> _DIRECTION_
Below are entries to be transcribed exactly; exclude the pictures from the copy.

> _SUPPLIED RECORDS_
## BEGIN

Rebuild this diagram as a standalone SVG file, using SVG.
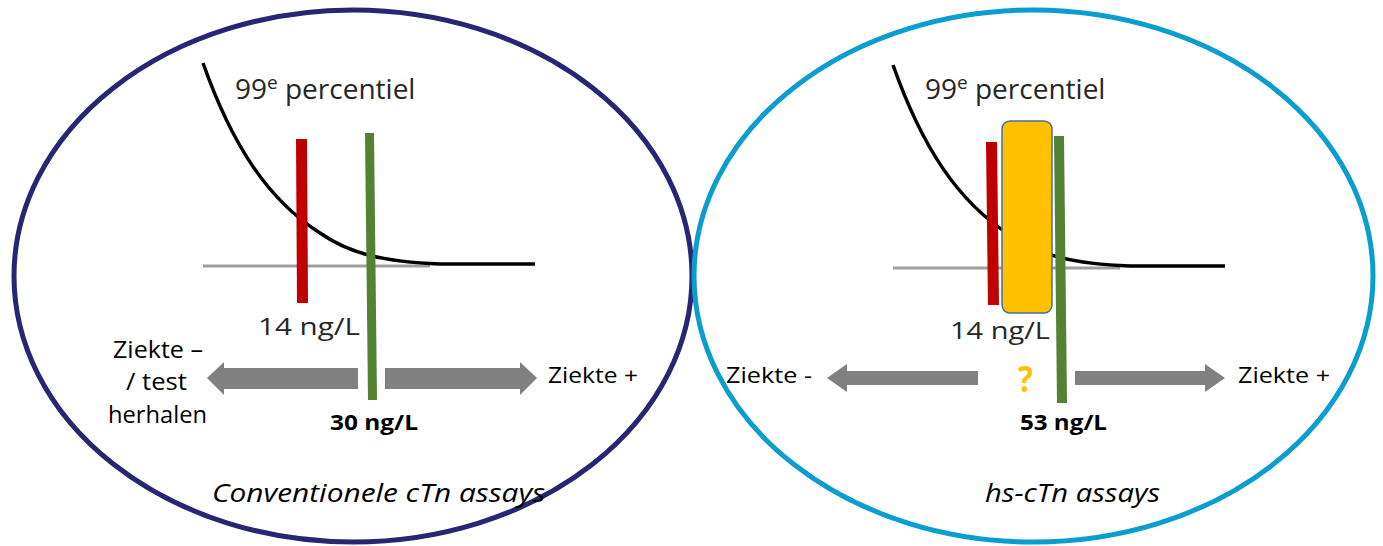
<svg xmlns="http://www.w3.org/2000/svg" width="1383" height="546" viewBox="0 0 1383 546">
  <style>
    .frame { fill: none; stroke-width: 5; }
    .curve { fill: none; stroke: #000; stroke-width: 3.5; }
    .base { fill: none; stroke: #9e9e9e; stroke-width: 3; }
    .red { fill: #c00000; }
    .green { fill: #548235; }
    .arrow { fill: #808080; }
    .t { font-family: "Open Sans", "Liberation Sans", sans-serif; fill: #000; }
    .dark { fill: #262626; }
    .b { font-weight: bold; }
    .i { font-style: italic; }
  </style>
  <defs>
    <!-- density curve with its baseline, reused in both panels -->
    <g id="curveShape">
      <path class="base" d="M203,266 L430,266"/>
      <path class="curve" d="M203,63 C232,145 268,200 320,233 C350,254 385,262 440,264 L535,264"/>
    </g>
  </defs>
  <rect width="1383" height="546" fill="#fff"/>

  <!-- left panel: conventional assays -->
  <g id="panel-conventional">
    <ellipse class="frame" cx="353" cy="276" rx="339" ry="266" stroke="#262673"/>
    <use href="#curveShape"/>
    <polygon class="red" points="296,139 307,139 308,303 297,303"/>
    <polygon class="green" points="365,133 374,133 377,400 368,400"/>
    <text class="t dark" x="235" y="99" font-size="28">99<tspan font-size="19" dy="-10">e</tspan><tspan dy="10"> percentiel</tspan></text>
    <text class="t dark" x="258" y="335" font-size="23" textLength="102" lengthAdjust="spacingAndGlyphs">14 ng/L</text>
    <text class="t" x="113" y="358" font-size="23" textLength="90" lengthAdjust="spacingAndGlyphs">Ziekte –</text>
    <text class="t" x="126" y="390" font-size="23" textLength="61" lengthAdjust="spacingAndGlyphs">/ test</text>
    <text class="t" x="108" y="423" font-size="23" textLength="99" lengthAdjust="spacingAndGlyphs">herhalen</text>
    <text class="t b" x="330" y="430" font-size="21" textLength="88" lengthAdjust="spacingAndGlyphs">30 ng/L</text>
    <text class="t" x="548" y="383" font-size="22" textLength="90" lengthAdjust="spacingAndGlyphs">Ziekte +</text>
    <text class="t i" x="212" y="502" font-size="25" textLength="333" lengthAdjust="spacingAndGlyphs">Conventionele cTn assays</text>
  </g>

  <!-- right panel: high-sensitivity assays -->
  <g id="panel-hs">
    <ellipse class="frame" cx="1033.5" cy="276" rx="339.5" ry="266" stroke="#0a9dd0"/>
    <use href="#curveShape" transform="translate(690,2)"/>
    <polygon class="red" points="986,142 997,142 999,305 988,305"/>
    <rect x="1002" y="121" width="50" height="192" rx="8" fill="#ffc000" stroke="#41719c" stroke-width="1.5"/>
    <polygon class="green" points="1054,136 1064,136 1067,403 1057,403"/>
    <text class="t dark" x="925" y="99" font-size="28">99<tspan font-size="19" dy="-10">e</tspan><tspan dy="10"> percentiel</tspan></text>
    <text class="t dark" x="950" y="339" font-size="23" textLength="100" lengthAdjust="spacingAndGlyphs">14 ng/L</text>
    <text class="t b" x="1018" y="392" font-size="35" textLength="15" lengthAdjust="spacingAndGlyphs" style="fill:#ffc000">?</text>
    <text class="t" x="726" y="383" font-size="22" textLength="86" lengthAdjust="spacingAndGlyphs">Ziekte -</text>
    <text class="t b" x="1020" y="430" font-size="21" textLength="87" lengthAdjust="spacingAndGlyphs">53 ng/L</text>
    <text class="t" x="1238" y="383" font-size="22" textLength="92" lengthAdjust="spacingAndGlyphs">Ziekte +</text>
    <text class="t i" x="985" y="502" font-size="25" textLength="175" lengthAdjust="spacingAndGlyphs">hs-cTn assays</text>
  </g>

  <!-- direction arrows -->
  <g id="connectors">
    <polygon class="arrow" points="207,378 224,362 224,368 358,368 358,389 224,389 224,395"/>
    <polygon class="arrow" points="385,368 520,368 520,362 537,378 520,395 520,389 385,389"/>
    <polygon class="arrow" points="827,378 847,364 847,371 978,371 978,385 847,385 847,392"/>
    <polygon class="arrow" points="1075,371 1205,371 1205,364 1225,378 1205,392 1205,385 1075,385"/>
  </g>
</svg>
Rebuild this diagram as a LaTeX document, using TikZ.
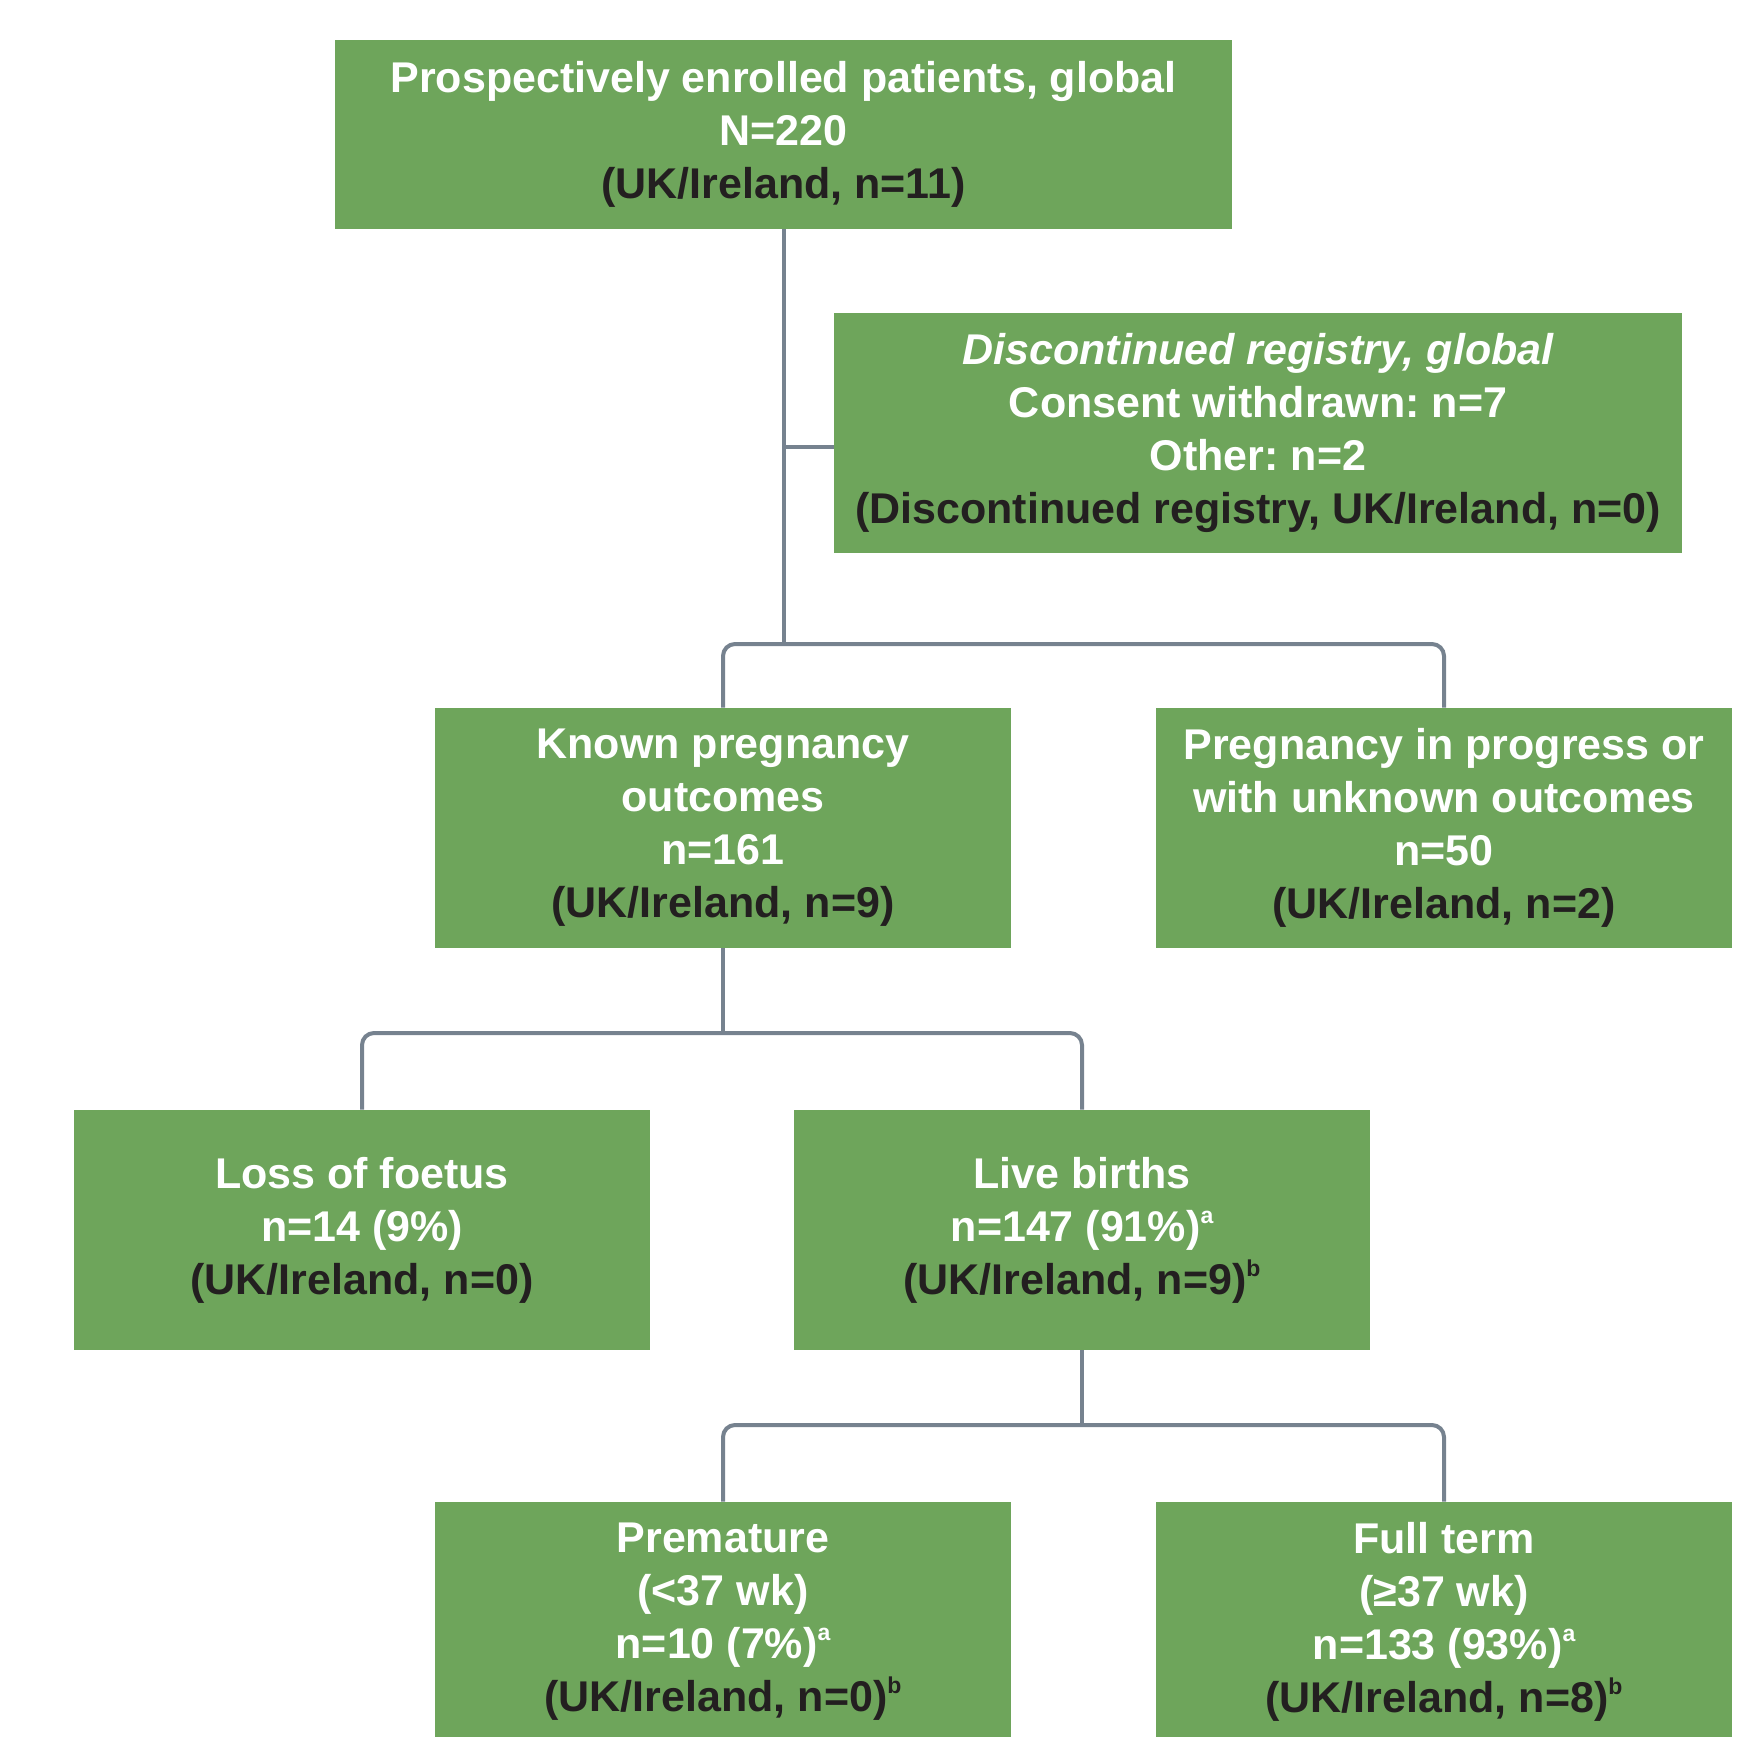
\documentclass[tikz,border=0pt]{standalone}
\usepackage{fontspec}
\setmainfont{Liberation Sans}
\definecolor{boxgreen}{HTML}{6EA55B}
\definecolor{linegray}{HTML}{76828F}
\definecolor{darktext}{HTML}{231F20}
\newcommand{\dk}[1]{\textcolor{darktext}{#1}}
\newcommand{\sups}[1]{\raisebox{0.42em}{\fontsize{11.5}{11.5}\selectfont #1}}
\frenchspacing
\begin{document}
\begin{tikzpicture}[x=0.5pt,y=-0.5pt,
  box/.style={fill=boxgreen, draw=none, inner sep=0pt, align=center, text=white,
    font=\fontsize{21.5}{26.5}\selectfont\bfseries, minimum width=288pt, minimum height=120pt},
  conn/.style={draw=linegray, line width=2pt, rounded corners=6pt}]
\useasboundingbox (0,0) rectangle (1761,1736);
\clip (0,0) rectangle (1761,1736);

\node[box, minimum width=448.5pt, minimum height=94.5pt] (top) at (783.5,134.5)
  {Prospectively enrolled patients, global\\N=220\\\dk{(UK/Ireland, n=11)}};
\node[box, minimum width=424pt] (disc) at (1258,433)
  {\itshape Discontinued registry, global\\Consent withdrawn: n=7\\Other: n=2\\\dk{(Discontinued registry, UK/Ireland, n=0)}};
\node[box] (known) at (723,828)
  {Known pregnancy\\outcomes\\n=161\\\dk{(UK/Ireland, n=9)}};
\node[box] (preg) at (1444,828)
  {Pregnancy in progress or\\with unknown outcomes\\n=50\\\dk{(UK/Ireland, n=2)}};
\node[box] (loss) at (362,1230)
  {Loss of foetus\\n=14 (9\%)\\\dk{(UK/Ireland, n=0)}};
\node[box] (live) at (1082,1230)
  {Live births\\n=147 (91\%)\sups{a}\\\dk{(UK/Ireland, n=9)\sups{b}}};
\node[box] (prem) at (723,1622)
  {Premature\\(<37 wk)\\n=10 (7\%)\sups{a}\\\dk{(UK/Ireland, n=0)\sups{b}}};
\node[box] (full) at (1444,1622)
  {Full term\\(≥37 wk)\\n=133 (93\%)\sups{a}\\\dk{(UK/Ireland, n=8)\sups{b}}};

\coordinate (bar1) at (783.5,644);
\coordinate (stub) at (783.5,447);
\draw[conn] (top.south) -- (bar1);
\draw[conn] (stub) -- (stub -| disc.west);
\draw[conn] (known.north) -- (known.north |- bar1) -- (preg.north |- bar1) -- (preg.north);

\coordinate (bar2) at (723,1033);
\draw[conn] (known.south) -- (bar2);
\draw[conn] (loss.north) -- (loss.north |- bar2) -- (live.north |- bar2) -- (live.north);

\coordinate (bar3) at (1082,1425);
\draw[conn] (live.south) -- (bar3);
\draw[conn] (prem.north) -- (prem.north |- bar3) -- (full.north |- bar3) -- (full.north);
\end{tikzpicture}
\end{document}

## END

> _SOLUTION TO THE EXERCISE_
Rebuild this diagram as a standalone SVG file, using SVG.
<svg xmlns="http://www.w3.org/2000/svg" width="1383" height="546" viewBox="0 0 1383 546">
  <style>
    .frame { fill: none; stroke-width: 5; }
    .curve { fill: none; stroke: #000; stroke-width: 3.5; }
    .base { fill: none; stroke: #9e9e9e; stroke-width: 3; }
    .red { fill: #c00000; }
    .green { fill: #548235; }
    .arrow { fill: #808080; }
    .t { font-family: "Open Sans", "Liberation Sans", sans-serif; fill: #000; }
    .dark { fill: #262626; }
    .b { font-weight: bold; }
    .i { font-style: italic; }
  </style>
  <defs>
    <!-- density curve with its baseline, reused in both panels -->
    <g id="curveShape">
      <path class="base" d="M203,266 L430,266"/>
      <path class="curve" d="M203,63 C232,145 268,200 320,233 C350,254 385,262 440,264 L535,264"/>
    </g>
  </defs>
  <rect width="1383" height="546" fill="#fff"/>

  <!-- left panel: conventional assays -->
  <g id="panel-conventional">
    <ellipse class="frame" cx="353" cy="276" rx="339" ry="266" stroke="#262673"/>
    <use href="#curveShape"/>
    <polygon class="red" points="296,139 307,139 308,303 297,303"/>
    <polygon class="green" points="365,133 374,133 377,400 368,400"/>
    <text class="t dark" x="235" y="99" font-size="28">99<tspan font-size="19" dy="-10">e</tspan><tspan dy="10"> percentiel</tspan></text>
    <text class="t dark" x="258" y="335" font-size="23" textLength="102" lengthAdjust="spacingAndGlyphs">14 ng/L</text>
    <text class="t" x="113" y="358" font-size="23" textLength="90" lengthAdjust="spacingAndGlyphs">Ziekte –</text>
    <text class="t" x="126" y="390" font-size="23" textLength="61" lengthAdjust="spacingAndGlyphs">/ test</text>
    <text class="t" x="108" y="423" font-size="23" textLength="99" lengthAdjust="spacingAndGlyphs">herhalen</text>
    <text class="t b" x="330" y="430" font-size="21" textLength="88" lengthAdjust="spacingAndGlyphs">30 ng/L</text>
    <text class="t" x="548" y="383" font-size="22" textLength="90" lengthAdjust="spacingAndGlyphs">Ziekte +</text>
    <text class="t i" x="212" y="502" font-size="25" textLength="333" lengthAdjust="spacingAndGlyphs">Conventionele cTn assays</text>
  </g>

  <!-- right panel: high-sensitivity assays -->
  <g id="panel-hs">
    <ellipse class="frame" cx="1033.5" cy="276" rx="339.5" ry="266" stroke="#0a9dd0"/>
    <use href="#curveShape" transform="translate(690,2)"/>
    <polygon class="red" points="986,142 997,142 999,305 988,305"/>
    <rect x="1002" y="121" width="50" height="192" rx="8" fill="#ffc000" stroke="#41719c" stroke-width="1.5"/>
    <polygon class="green" points="1054,136 1064,136 1067,403 1057,403"/>
    <text class="t dark" x="925" y="99" font-size="28">99<tspan font-size="19" dy="-10">e</tspan><tspan dy="10"> percentiel</tspan></text>
    <text class="t dark" x="950" y="339" font-size="23" textLength="100" lengthAdjust="spacingAndGlyphs">14 ng/L</text>
    <text class="t b" x="1018" y="392" font-size="35" textLength="15" lengthAdjust="spacingAndGlyphs" style="fill:#ffc000">?</text>
    <text class="t" x="726" y="383" font-size="22" textLength="86" lengthAdjust="spacingAndGlyphs">Ziekte -</text>
    <text class="t b" x="1020" y="430" font-size="21" textLength="87" lengthAdjust="spacingAndGlyphs">53 ng/L</text>
    <text class="t" x="1238" y="383" font-size="22" textLength="92" lengthAdjust="spacingAndGlyphs">Ziekte +</text>
    <text class="t i" x="985" y="502" font-size="25" textLength="175" lengthAdjust="spacingAndGlyphs">hs-cTn assays</text>
  </g>

  <!-- direction arrows -->
  <g id="connectors">
    <polygon class="arrow" points="207,378 224,362 224,368 358,368 358,389 224,389 224,395"/>
    <polygon class="arrow" points="385,368 520,368 520,362 537,378 520,395 520,389 385,389"/>
    <polygon class="arrow" points="827,378 847,364 847,371 978,371 978,385 847,385 847,392"/>
    <polygon class="arrow" points="1075,371 1205,371 1205,364 1225,378 1205,392 1205,385 1075,385"/>
  </g>
</svg>
Rebuild this diagram as a LaTeX document, using TikZ.
\documentclass[tikz,border=0pt]{standalone}
\usepackage{fontspec}
\setmainfont{Liberation Sans}
\definecolor{boxgreen}{HTML}{6EA55B}
\definecolor{linegray}{HTML}{76828F}
\definecolor{darktext}{HTML}{231F20}
\newcommand{\dk}[1]{\textcolor{darktext}{#1}}
\newcommand{\sups}[1]{\raisebox{0.42em}{\fontsize{11.5}{11.5}\selectfont #1}}
\frenchspacing
\begin{document}
\begin{tikzpicture}[x=0.5pt,y=-0.5pt,
  box/.style={fill=boxgreen, draw=none, inner sep=0pt, align=center, text=white,
    font=\fontsize{21.5}{26.5}\selectfont\bfseries, minimum width=288pt, minimum height=120pt},
  conn/.style={draw=linegray, line width=2pt, rounded corners=6pt}]
\useasboundingbox (0,0) rectangle (1761,1736);
\clip (0,0) rectangle (1761,1736);

\node[box, minimum width=448.5pt, minimum height=94.5pt] (top) at (783.5,134.5)
  {Prospectively enrolled patients, global\\N=220\\\dk{(UK/Ireland, n=11)}};
\node[box, minimum width=424pt] (disc) at (1258,433)
  {\itshape Discontinued registry, global\\Consent withdrawn: n=7\\Other: n=2\\\dk{(Discontinued registry, UK/Ireland, n=0)}};
\node[box] (known) at (723,828)
  {Known pregnancy\\outcomes\\n=161\\\dk{(UK/Ireland, n=9)}};
\node[box] (preg) at (1444,828)
  {Pregnancy in progress or\\with unknown outcomes\\n=50\\\dk{(UK/Ireland, n=2)}};
\node[box] (loss) at (362,1230)
  {Loss of foetus\\n=14 (9\%)\\\dk{(UK/Ireland, n=0)}};
\node[box] (live) at (1082,1230)
  {Live births\\n=147 (91\%)\sups{a}\\\dk{(UK/Ireland, n=9)\sups{b}}};
\node[box] (prem) at (723,1622)
  {Premature\\(<37 wk)\\n=10 (7\%)\sups{a}\\\dk{(UK/Ireland, n=0)\sups{b}}};
\node[box] (full) at (1444,1622)
  {Full term\\(≥37 wk)\\n=133 (93\%)\sups{a}\\\dk{(UK/Ireland, n=8)\sups{b}}};

\coordinate (bar1) at (783.5,644);
\coordinate (stub) at (783.5,447);
\draw[conn] (top.south) -- (bar1);
\draw[conn] (stub) -- (stub -| disc.west);
\draw[conn] (known.north) -- (known.north |- bar1) -- (preg.north |- bar1) -- (preg.north);

\coordinate (bar2) at (723,1033);
\draw[conn] (known.south) -- (bar2);
\draw[conn] (loss.north) -- (loss.north |- bar2) -- (live.north |- bar2) -- (live.north);

\coordinate (bar3) at (1082,1425);
\draw[conn] (live.south) -- (bar3);
\draw[conn] (prem.north) -- (prem.north |- bar3) -- (full.north |- bar3) -- (full.north);
\end{tikzpicture}
\end{document}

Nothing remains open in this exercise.